» **Exercise prompt**: Gather from the listing below each line that includes the word "Output", and copy it.

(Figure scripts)
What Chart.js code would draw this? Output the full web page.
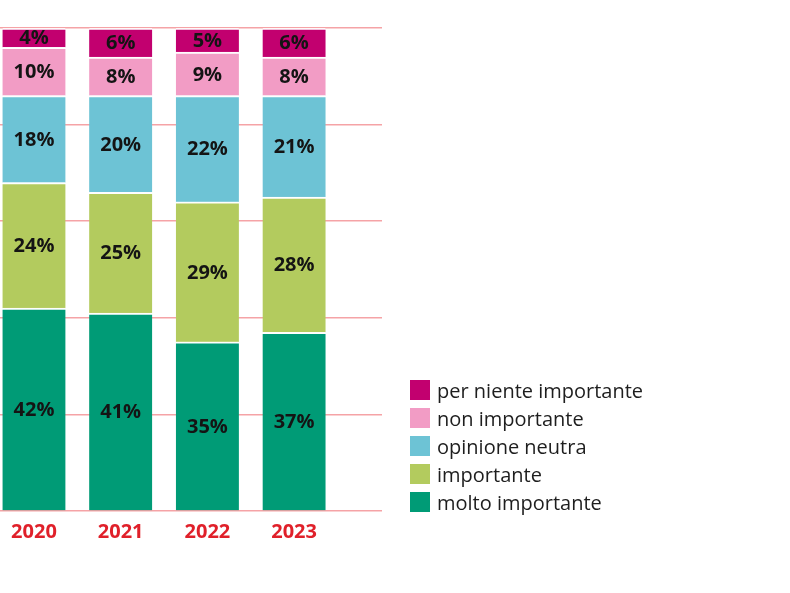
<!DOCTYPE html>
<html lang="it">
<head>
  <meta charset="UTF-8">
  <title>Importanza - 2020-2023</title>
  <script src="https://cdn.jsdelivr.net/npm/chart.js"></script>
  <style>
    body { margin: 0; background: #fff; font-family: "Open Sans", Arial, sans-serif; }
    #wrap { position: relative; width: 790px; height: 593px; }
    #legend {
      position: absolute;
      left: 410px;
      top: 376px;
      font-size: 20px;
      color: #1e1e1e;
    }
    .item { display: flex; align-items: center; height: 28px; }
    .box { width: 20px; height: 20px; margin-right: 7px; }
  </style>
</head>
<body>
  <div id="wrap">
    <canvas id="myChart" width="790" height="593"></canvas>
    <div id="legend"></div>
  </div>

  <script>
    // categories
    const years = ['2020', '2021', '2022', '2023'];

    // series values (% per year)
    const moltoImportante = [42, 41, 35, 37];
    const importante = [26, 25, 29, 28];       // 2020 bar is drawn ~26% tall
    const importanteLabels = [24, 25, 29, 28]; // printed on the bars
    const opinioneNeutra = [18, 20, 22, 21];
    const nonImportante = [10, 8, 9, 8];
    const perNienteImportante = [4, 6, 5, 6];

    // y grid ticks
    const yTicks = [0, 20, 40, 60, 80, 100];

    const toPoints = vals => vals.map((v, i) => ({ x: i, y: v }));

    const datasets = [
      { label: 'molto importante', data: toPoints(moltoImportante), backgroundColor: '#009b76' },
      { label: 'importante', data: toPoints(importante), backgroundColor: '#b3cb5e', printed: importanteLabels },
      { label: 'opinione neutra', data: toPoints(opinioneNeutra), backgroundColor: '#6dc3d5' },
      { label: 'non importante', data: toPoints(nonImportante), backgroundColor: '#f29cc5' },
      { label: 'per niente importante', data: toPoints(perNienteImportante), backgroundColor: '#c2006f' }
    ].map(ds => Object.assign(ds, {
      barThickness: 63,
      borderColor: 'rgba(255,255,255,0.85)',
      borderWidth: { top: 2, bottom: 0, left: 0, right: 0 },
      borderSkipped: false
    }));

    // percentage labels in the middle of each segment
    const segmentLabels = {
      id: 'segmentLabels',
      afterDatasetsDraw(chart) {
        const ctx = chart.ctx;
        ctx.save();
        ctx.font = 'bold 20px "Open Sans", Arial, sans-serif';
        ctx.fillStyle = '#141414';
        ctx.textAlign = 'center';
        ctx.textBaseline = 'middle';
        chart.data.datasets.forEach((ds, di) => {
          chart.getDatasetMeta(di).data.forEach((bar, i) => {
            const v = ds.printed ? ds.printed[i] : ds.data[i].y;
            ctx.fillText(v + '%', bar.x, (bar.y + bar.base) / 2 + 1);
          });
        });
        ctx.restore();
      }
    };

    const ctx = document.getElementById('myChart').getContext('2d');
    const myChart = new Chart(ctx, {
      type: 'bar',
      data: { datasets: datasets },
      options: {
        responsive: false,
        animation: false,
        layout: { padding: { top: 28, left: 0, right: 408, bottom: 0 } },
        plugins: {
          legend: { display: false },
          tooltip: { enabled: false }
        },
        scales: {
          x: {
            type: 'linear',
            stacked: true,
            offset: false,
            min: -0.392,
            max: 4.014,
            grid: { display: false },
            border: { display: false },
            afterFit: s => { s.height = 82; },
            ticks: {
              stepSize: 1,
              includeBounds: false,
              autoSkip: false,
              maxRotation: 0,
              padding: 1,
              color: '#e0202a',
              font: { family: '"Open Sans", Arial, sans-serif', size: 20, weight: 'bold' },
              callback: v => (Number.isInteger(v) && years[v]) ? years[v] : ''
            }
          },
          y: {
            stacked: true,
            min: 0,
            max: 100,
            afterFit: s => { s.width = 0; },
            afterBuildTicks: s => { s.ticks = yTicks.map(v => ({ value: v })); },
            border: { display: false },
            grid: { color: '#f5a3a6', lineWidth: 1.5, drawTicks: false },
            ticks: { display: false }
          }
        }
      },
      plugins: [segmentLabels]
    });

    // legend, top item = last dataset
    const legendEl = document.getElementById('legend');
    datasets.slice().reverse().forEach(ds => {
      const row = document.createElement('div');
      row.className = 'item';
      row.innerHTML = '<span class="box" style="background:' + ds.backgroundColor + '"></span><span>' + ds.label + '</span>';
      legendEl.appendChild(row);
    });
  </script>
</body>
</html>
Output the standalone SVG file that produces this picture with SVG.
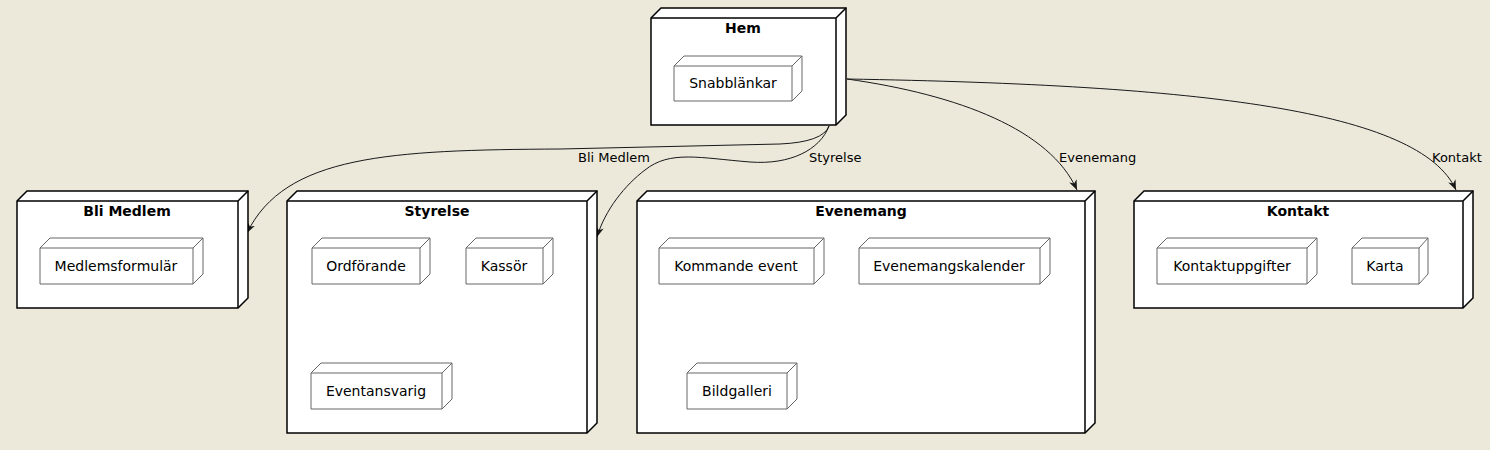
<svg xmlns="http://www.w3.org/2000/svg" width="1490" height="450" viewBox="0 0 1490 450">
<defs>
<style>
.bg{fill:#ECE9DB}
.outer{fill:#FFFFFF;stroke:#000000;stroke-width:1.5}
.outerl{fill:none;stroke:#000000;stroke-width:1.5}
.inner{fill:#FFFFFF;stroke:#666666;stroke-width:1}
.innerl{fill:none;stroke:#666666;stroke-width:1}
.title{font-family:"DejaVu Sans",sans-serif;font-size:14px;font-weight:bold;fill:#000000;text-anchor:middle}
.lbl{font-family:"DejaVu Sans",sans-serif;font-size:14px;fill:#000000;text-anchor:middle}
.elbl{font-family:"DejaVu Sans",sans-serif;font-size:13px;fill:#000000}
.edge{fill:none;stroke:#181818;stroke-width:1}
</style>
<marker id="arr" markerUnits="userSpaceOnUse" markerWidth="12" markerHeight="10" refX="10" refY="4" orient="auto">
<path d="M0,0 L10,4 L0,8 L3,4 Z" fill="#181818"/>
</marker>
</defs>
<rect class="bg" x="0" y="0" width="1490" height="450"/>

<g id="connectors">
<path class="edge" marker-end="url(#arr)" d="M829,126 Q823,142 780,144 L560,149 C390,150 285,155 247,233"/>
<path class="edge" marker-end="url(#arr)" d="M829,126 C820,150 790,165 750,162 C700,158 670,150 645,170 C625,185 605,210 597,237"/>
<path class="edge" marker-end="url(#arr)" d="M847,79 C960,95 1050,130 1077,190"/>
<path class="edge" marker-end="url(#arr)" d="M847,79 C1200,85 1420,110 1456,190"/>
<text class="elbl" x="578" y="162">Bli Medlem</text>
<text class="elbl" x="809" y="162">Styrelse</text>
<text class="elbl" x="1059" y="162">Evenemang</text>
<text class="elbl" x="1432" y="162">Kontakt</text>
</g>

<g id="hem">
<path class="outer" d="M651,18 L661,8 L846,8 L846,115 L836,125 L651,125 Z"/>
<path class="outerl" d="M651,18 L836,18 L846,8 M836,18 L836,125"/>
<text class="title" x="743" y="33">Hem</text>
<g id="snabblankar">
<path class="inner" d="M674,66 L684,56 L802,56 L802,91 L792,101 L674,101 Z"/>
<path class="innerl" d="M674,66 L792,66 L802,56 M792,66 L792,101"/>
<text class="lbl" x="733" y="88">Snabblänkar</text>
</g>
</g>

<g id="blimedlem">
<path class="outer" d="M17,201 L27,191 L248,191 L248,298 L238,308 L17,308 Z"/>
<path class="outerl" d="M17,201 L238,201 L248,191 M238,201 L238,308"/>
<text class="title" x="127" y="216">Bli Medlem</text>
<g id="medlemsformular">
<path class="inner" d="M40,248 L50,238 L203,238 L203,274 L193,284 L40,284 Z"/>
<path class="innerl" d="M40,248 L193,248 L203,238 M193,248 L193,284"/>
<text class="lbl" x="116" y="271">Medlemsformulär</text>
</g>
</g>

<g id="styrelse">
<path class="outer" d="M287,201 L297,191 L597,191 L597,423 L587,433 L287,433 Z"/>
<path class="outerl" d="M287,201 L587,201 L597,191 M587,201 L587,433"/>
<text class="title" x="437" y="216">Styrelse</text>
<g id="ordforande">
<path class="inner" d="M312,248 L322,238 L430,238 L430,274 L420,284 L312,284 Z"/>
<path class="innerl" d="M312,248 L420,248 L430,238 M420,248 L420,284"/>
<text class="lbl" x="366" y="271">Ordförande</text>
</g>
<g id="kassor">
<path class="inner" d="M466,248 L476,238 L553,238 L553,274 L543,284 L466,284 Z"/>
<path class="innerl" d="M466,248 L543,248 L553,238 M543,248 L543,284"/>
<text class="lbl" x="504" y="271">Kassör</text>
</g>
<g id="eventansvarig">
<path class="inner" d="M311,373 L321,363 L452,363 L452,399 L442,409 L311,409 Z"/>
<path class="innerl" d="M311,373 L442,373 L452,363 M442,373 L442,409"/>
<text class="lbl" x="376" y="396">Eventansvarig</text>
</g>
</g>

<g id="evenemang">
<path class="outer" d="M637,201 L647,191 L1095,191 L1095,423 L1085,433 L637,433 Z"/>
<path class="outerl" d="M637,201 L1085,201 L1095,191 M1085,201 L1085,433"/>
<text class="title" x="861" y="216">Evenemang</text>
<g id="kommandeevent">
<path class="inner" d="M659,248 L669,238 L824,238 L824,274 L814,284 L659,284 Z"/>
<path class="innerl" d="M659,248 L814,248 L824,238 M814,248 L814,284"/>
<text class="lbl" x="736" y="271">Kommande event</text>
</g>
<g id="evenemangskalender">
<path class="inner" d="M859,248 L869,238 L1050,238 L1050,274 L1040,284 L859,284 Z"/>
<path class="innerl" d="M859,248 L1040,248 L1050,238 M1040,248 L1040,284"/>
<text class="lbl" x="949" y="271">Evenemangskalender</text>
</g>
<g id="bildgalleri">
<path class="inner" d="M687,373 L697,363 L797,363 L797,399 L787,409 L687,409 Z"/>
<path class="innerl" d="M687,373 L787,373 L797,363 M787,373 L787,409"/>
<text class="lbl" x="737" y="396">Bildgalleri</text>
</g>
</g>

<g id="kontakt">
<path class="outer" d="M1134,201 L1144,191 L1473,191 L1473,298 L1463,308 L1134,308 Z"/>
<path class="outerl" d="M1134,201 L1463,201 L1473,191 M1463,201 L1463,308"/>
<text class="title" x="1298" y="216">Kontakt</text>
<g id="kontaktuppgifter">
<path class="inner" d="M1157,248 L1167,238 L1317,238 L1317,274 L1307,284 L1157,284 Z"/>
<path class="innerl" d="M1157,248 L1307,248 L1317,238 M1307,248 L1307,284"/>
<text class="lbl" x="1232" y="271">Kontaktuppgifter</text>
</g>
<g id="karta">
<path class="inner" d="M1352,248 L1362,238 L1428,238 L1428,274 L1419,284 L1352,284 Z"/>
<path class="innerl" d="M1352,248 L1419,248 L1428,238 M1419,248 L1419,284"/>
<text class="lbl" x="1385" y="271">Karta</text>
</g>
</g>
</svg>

» **Result of this task**:
What Chart.js code would draw this? Output the full web page.
Output the standalone SVG file that produces this picture with SVG.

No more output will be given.